Lubitsch desnuda-nos um mundo burguês. Alguns ainda sonham em se posicionar dentro desse orbe, estão contrafeitos com a posição que ocupam (caso de Klara e Kralik), mas também tem consciência do horizonte que podem alcançar. Não é um mundo estático. Todos possuem qualidades e também defeitos. As vezes elas sobem a superfície (caso da coragem de Pirovitch). Nesse sentido Matuschek é o catalisador de todas as tramas. É em torno dele e de seu mundo que tudo ocorre.

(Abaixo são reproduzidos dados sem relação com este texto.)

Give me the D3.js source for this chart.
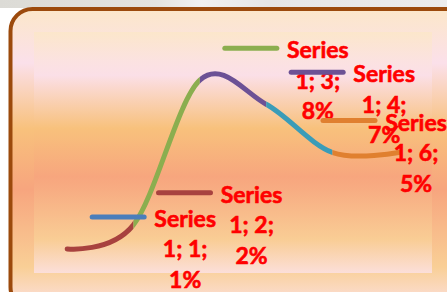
<!DOCTYPE html>
<html>
<head>
<meta charset="utf-8">
<script src="https://cdn.jsdelivr.net/npm/d3@7"></script>
<style>
  body { margin: 0; background: #ffffff; }
  svg { display: block; }
</style>
</head>
<body>
<div id="chart"></div>
<script>
var width = 447;
var height = 292;

// chart data
var seriesName = "Series 1";
var categories = ["1", "2", "3", "4", "5", "6"];
var values = [1, 2, 8, 7, 5, 5];
var showLabel = [true, true, true, true, false, true];
var pointColors = ["#4a7ebb", "#a8423f", "#8bae4f", "#6c5195", "#3a9cb8", "#e0802f"];

var plot = { "left": 34, "right": 432, "top": 32, "bottom": 273 };

var svg = d3.select("#chart")
              .append("svg")
              .attr("width", width)
              .attr("height", height);

var defs = svg.append("defs");

// peach gradient used for chart area and plot area
function peach(id) {
  var g = defs.append("linearGradient")
              .attr("id", id)
              .attr("x1", 0).attr("y1", 0)
              .attr("x2", 0).attr("y2", 1);
  var stops = [[0, "#fce7c9"], [0.18, "#fbe0ea"], [0.4, "#f8c17c"],
               [0.6, "#f7a57e"], [0.86, "#f9cf96"], [1, "#fce1e4"]];
  stops.forEach(function(s) {
    g.append("stop").attr("offset", s[0]).attr("stop-color", s[1]);
  });
}
peach("outerGrad");
peach("plotGrad");

var topGrad = defs.append("linearGradient")
              .attr("id", "topGrad")
              .attr("x1", 0).attr("x2", 1).attr("y1", 0).attr("y2", 0);
[[0, "#dcdbd6"], [0.35, "#e4e3df"], [0.45, "#f1f1f1"], [0.6, "#e6e6e6"], [1, "#ececec"]]
  .forEach(function(s) { topGrad.append("stop").attr("offset", s[0]).attr("stop-color", s[1]); });

svg.append("rect")
    .attr("x", 0).attr("y", 0)
    .attr("width", width).attr("height", 8)
    .attr("fill", "url(#topGrad)");

// chart area
svg.append("rect")
    .attr("x", 10.5).attr("y", 9)
    .attr("width", 460).attr("height", 300)
    .attr("rx", 22).attr("ry", 22)
    .attr("fill", "url(#outerGrad)")
    .attr("stroke", "#9c4a0c")
    .attr("stroke-width", 4);

// plot area
svg.append("rect")
    .attr("x", plot.left).attr("y", plot.top)
    .attr("width", plot.right - plot.left)
    .attr("height", plot.bottom - plot.top)
    .attr("fill", "url(#plotGrad)")
    .attr("opacity", 0.85);

var scaleX = d3.scalePoint().domain(categories).range([plot.left, plot.right]).padding(0.5);
var scaleY = d3.scaleLinear().domain([0, 10]).range([plot.bottom, plot.top]);

var data = categories.map(function(c, i) {
  return { cat: c, value: values[i], idx: i };
});

var line = d3.line()
              .x(function(d) { return scaleX(d.cat); })
              .y(function(d) { return scaleY(d.value); })
              .curve(d3.curveCardinal.tension(0));

// one clipped copy of the smooth line per segment, coloured by its end point
data.forEach(function(d, i) {
  if (i === 0) return;
  var x0 = scaleX(categories[i - 1]);
  var x1 = scaleX(categories[i]);
  var pad0 = i === 1 ? 10 : 0;
  var pad1 = i === data.length - 1 ? 10 : 0;
  defs.append("clipPath")
      .attr("id", "seg" + i)
      .append("rect")
      .attr("x", x0 - pad0).attr("y", 0)
      .attr("width", x1 - x0 + pad0 + pad1).attr("height", height);

  svg.append("path")
      .datum(data)
      .attr("d", line)
      .attr("fill", "none")
      .attr("stroke", pointColors[i])
      .attr("stroke-width", 5)
      .attr("stroke-linecap", "round")
      .attr("clip-path", "url(#seg" + i + ")");
});

// data labels with legend keys
var boxW = 124;
data.forEach(function(d, i) {
  if (!showLabel[i]) return;
  var px = scaleX(d.cat);
  var py = scaleY(d.value);
  var left = Math.min(px + 25, width - boxW);
  var keyY = py - 32;

  svg.append("line")
      .attr("x1", left).attr("x2", left + 52)
      .attr("y1", keyY).attr("y2", keyY)
      .attr("stroke", pointColors[i])
      .attr("stroke-width", 5)
      .attr("stroke-linecap", "round");

  var lines = [seriesName.split(" ")[0], seriesName.split(" ")[1] + "; " + d.cat + ";", d.value + "%"];
  var cx = left + 93;
  lines.forEach(function(t, k) {
    svg.append("text")
        .attr("x", cx)
        .attr("y", keyY + 10 + k * 30.5)
        .attr("text-anchor", "middle")
        .attr("font-family", "Lato, 'Open Sans', sans-serif")
        .attr("font-weight", "bold")
        .attr("font-size", 23)
        .attr("fill", "#ff0000")
        .attr("stroke", "#ff0000")
        .attr("stroke-width", 0.6)
        .text(t);
  });
});
</script>
</body>
</html>
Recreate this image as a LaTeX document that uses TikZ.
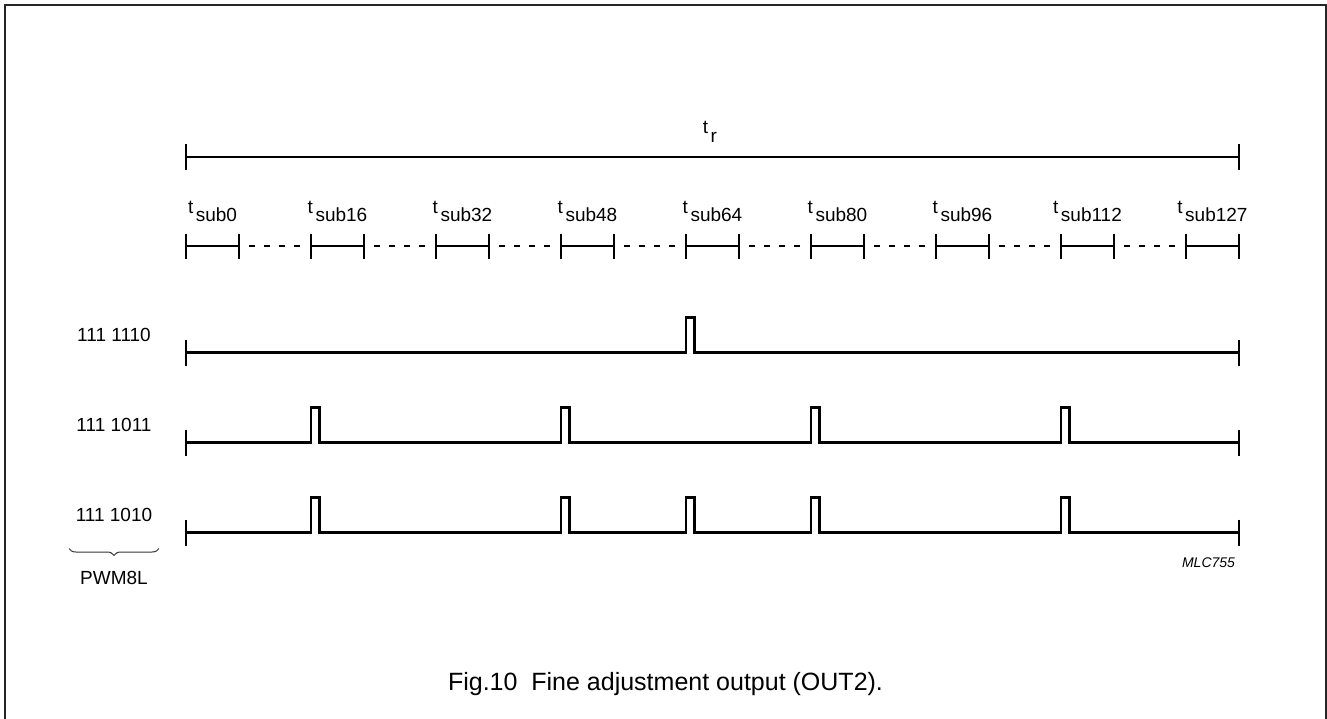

E como num toque de magia inaudita essa obra de Lubitsch aproxima-se daquelas produzidas por Capra. Matuschek vai ao correr da obra perder um pouco daquele cinismo ligeiro, dando lugar ao aparecimento de alguém mais brando e sentimental. Tal já ocorria antes, sem que o percebêssemos, já que é notório que o número de empregados era superior a necessidade da empresa. E após a desilusão familiar isso se acentua. Essa tentativa de transformar o ambiente de trabalho, reconstruindo ali o lar perdido, aproxima-se das soluções caprescas. Alguns podem considerar uma barriga, uma fraqueza na obra. Para mim não. É a prova maior que os gênios acompanhavam as lições e descobertas realizadas pelos outros. E ainda que inabitual nas obras de Lubitsch, isso funciona a mil maravilhas, por que não foi posta ali de forma abrupta. Desde o início esse desfecho havia sido pensado.
Talvez minha iguaria, meu bolo predileto, tenha espaço para duas cerejas.
E é uma iguaria deliciosa para os olhos e a alma. Bom apetite a todos.